» **INFORMATION SUPPLIED**:
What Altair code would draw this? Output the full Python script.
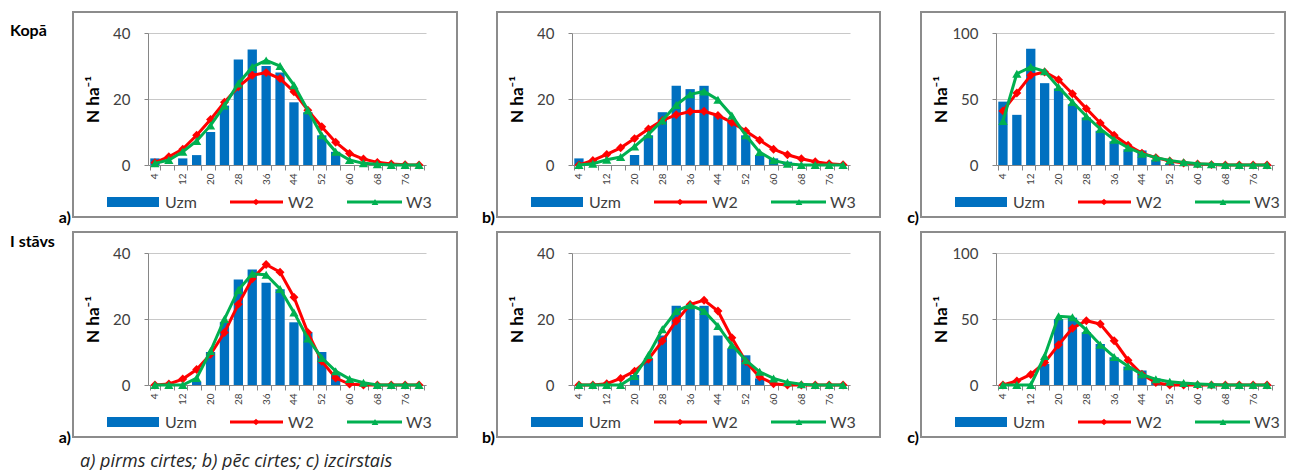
import altair as alt
import pandas as pd

# diameter classes (cm)
dbh = [4, 8, 12, 16, 20, 24, 28, 32, 36, 40, 44, 48, 52, 56, 60, 64, 68, 72, 76, 80]

# Kopā, a) pirms cirtes
kopa_a_uzm = [2, 0, 2, 3, 10, 18, 32, 35, 30, 28, 19, 16, 9, 4, 0, 0, 0, 0, 0, 0]
kopa_a_w2 = [0.7, 2.5, 4.8, 9, 13.8, 19, 23.7, 27.2, 28, 26.2, 22.2, 16.6, 11.6, 6.9, 3.5, 1.8, 0.8, 0.3, 0.1, 0]
kopa_a_w3 = [0.5, 1.5, 4, 7.3, 12, 18, 24.7, 29.7, 31.7, 30, 24.2, 16.6, 9, 4, 1.5, 0.5, 0.2, 0, 0, 0]

# Kopā, b) pēc cirtes
kopa_b_uzm = [2, 0, 0, 0, 3, 9, 16, 24, 23, 24, 15, 13, 9, 3, 2, 1, 0, 0, 0, 0]
kopa_b_w2 = [0, 1.4, 3.2, 5.2, 8, 10.9, 13.5, 15.2, 16.2, 16.3, 15, 12.9, 10.3, 7.5, 4.8, 3.1, 1.9, 1, 0.4, 0.1]
kopa_b_w3 = [0, 0.4, 1.6, 2.4, 5.6, 9.3, 13.5, 18.2, 21.4, 22.3, 19.8, 15, 9, 3.9, 1.4, 0.4, 0, 0, 0, 0]

# Kopā, c) izcirstais
kopa_c_uzm = [48, 38, 88, 62, 58, 46, 36, 26, 18, 12, 11, 4, 1, 0, 0, 0, 0, 0, 0, 0]
kopa_c_w2 = [41, 54.5, 68, 70.5, 64.6, 54, 42.7, 31.8, 22.5, 15, 9, 5.6, 3, 1.5, 0.8, 0.3, 0, 0, 0, 0]
kopa_c_w3 = [33.3, 69.2, 74.2, 71, 59, 47.7, 36.9, 27.3, 19.2, 13.1, 8.6, 5.6, 3.5, 2, 1, 0.5, 0, 0, 0, 0]

# I stāvs, a)
st_a_uzm = [0, 0, 0, 1, 10, 19, 32, 35, 31, 29, 19, 16, 10, 3, 0, 0, 0, 0, 0, 0]
st_a_w2 = [0, 0.3, 1.8, 4.7, 9.3, 15.9, 24.5, 32.2, 36.5, 34.2, 26.6, 15.9, 7.2, 2.1, 0.3, 0, 0, 0, 0, 0]
st_a_w3 = [0, 0, 0, 2.1, 10.3, 20, 28.8, 33.7, 33.4, 29.1, 22, 14.1, 8.2, 4.2, 1.8, 0.7, 0, 0, 0, 0]

# I stāvs, b)
st_b_uzm = [0, 0, 0, 0, 3, 8, 15, 24, 24, 24, 15, 11, 9, 2, 0, 0, 0, 0, 0, 0]
st_b_w2 = [0, 0, 0.4, 2, 4.2, 7.8, 13.3, 19.4, 24.4, 25.7, 22.4, 14.3, 7.1, 2.4, 0.4, 0, 0, 0, 0, 0]
st_b_w3 = [0, 0, 0, 0, 2.7, 9.1, 16.9, 22.4, 24.2, 22.4, 17.9, 12.1, 7.5, 4, 2, 0.8, 0.2, 0, 0, 0]

# I stāvs, c)
st_c_uzm = [0, 0, 0, 16, 50, 51, 40, 31, 21, 14, 11, 5, 2, 0, 0, 0, 0, 0, 0, 0]
st_c_w2 = [0, 3, 8, 17, 30.5, 43, 48.7, 46.2, 33.5, 18.8, 8.1, 1.8, 0, 0, 0, 0, 0, 0, 0, 0]
st_c_w3 = [0, 0, 0, 22, 52, 51.3, 41.6, 30.5, 21.3, 14.2, 8.1, 4.3, 2.5, 1.5, 0.8, 0.3, 0, 0, 0, 0]

series_names = ["Uzm", "W2", "W3"]
y_title = "N ha⁻¹"
footnote_text = "a) pirms cirtes; b) pēc cirtes; c) izcirstais"

BLUE = "#0070C0"
RED = "#FF0000"
GREEN = "#00B050"
GRAY_TXT = "#404040"
AXIS_GRAY = "#868686"
FONT = "Lato"
W, H = 278, 132


def deco():
    return alt.Chart(pd.DataFrame({"k": [0]}))


def panel(uzm, w2, w3, ymax, yvals, frame_right, letter,
          row_label=None, row_label_y=0, footnote=False, anchor=False):
    bars_df = pd.DataFrame({"d": dbh, "v": uzm})
    w2_df = pd.DataFrame({"d": dbh, "v": w2})
    w3_df = pd.DataFrame({"d": dbh, "v": w3})

    x = alt.X(
        "d:O", title=None,
        scale=alt.Scale(paddingInner=0.33, paddingOuter=0.165),
        axis=alt.Axis(
            labelAngle=270, labelExpr="datum.value % 8 == 4 ? datum.label : ''",
            labelFontSize=10, labelColor=GRAY_TXT, labelFont=FONT, labelPadding=3,
            labelOverlap=False, tickSize=5, tickBand="extent", tickColor=AXIS_GRAY,
            domainColor=AXIS_GRAY, grid=False,
        ),
    )
    y = alt.Y(
        "v:Q", title=y_title,
        scale=alt.Scale(domain=[0, ymax], nice=False),
        axis=alt.Axis(
            values=yvals, grid=True, gridColor="#C8C8C8", gridWidth=1,
            tickSize=4, tickColor=AXIS_GRAY, domainColor=AXIS_GRAY,
            labelFontSize=15, labelColor=GRAY_TXT, labelFont=FONT, labelPadding=14,
            titleFont=FONT, titleFontSize=17, titleFontWeight="bold", titleColor="black",
            titleAngle=270, titleX=-55, titleY=H / 2, titleAlign="center",
            titleBaseline="middle",
        ),
    )

    layers = []
    if anchor:
        layers.append(deco().mark_rect(fill="white").encode(
            x=alt.value(-148), x2=alt.value(-147), y=alt.value(-33), y2=alt.value(-32)))
    layers.append(deco().mark_rect(fill="transparent", stroke="#8C8C8C", strokeWidth=2).encode(
        x=alt.value(-75), x2=alt.value(frame_right), y=alt.value(-21), y2=alt.value(184)))

    layers.append(alt.Chart(bars_df).mark_bar(color=BLUE).encode(x=x, y=y))
    layers.append(alt.Chart(w2_df).mark_line(color=RED, strokeWidth=3).encode(x=x, y=y))
    layers.append(alt.Chart(w2_df).mark_point(shape="diamond", filled=True, size=80,
                                              color=RED, opacity=1).encode(x=x, y=y))
    layers.append(alt.Chart(w3_df).mark_line(color=GREEN, strokeWidth=3).encode(x=x, y=y))
    layers.append(alt.Chart(w3_df).mark_point(shape="triangle-up", filled=True, size=85,
                                              color=GREEN, opacity=1).encode(x=x, y=y))

    # legend
    ly = 169
    layers.append(deco().mark_rect(fill=BLUE).encode(
        x=alt.value(-41), x2=alt.value(11), y=alt.value(ly - 5), y2=alt.value(ly + 5)))
    layers.append(deco().mark_rule(color=RED, strokeWidth=3).encode(
        x=alt.value(82), x2=alt.value(135), y=alt.value(ly)))
    layers.append(deco().mark_point(shape="diamond", filled=True, size=45, color=RED, opacity=1).encode(
        x=alt.value(108), y=alt.value(ly)))
    layers.append(deco().mark_rule(color=GREEN, strokeWidth=3).encode(
        x=alt.value(199), x2=alt.value(254), y=alt.value(ly)))
    layers.append(deco().mark_point(shape="triangle-up", filled=True, size=45, color=GREEN, opacity=1).encode(
        x=alt.value(227), y=alt.value(ly)))
    for name, lx in zip(series_names, [17, 140, 258]):
        layers.append(deco().mark_text(text=name, align="left", baseline="middle", fontSize=16,
                                       font=FONT, color=GRAY_TXT).encode(
            x=alt.value(lx), y=alt.value(ly + 1)))

    layers.append(deco().mark_text(text=letter, align="right", baseline="alphabetic", fontSize=16,
                                   fontWeight="bold", font=FONT, color="black").encode(
        x=alt.value(-77), y=alt.value(190)))
    if row_label:
        layers.append(deco().mark_text(text=row_label, align="left", baseline="alphabetic",
                                       fontSize=16, fontWeight="bold", font=FONT, color="black").encode(
            x=alt.value(-138), y=alt.value(row_label_y)))
    if footnote:
        layers.append(deco().mark_text(text=footnote_text, align="left", baseline="alphabetic",
                                       fontSize=18, fontStyle="italic", font="Open Sans",
                                       color="#262626").encode(
            x=alt.value(-68), y=alt.value(214)))

    return alt.layer(*layers).properties(width=W, height=H)


p1 = panel(kopa_a_uzm, kopa_a_w2, kopa_a_w3, 40, [0, 20, 40], 309, "a)",
           row_label="Kopā", row_label_y=3, anchor=True)
p2 = panel(kopa_b_uzm, kopa_b_w2, kopa_b_w3, 40, [0, 20, 40], 308, "b)")
p3 = panel(kopa_c_uzm, kopa_c_w2, kopa_c_w3, 100, [0, 50, 100], 289, "c)")
p4 = panel(st_a_uzm, st_a_w2, st_a_w3, 40, [0, 20, 40], 309, "a)",
           row_label="I stāvs", row_label_y=-6, footnote=True)
p5 = panel(st_b_uzm, st_b_w2, st_b_w3, 40, [0, 20, 40], 308, "b)")
p6 = panel(st_c_uzm, st_c_w2, st_c_w3, 100, [0, 50, 100], 289, "c)")

chart = alt.concat(
    p1, p2, p3, p4, p5, p6, columns=3,
    spacing={"row": 88, "column": 146}, bounds="flush",
).properties(padding=0).configure_view(strokeWidth=0)

chart.save("out.html", embed_options={"renderer": "svg", "actions": False})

» **REQUIRED WORK**: Begin at the top of the material above and output each line exactly, stopping after the line that holds "72, 76, 80]". Leave out pictures.

» **RESPONSE TO THE TASK**:
What Altair code would draw this? Output the full Python script.
import altair as alt
import pandas as pd

# diameter classes (cm)
dbh = [4, 8, 12, 16, 20, 24, 28, 32, 36, 40, 44, 48, 52, 56, 60, 64, 68, 72, 76, 80]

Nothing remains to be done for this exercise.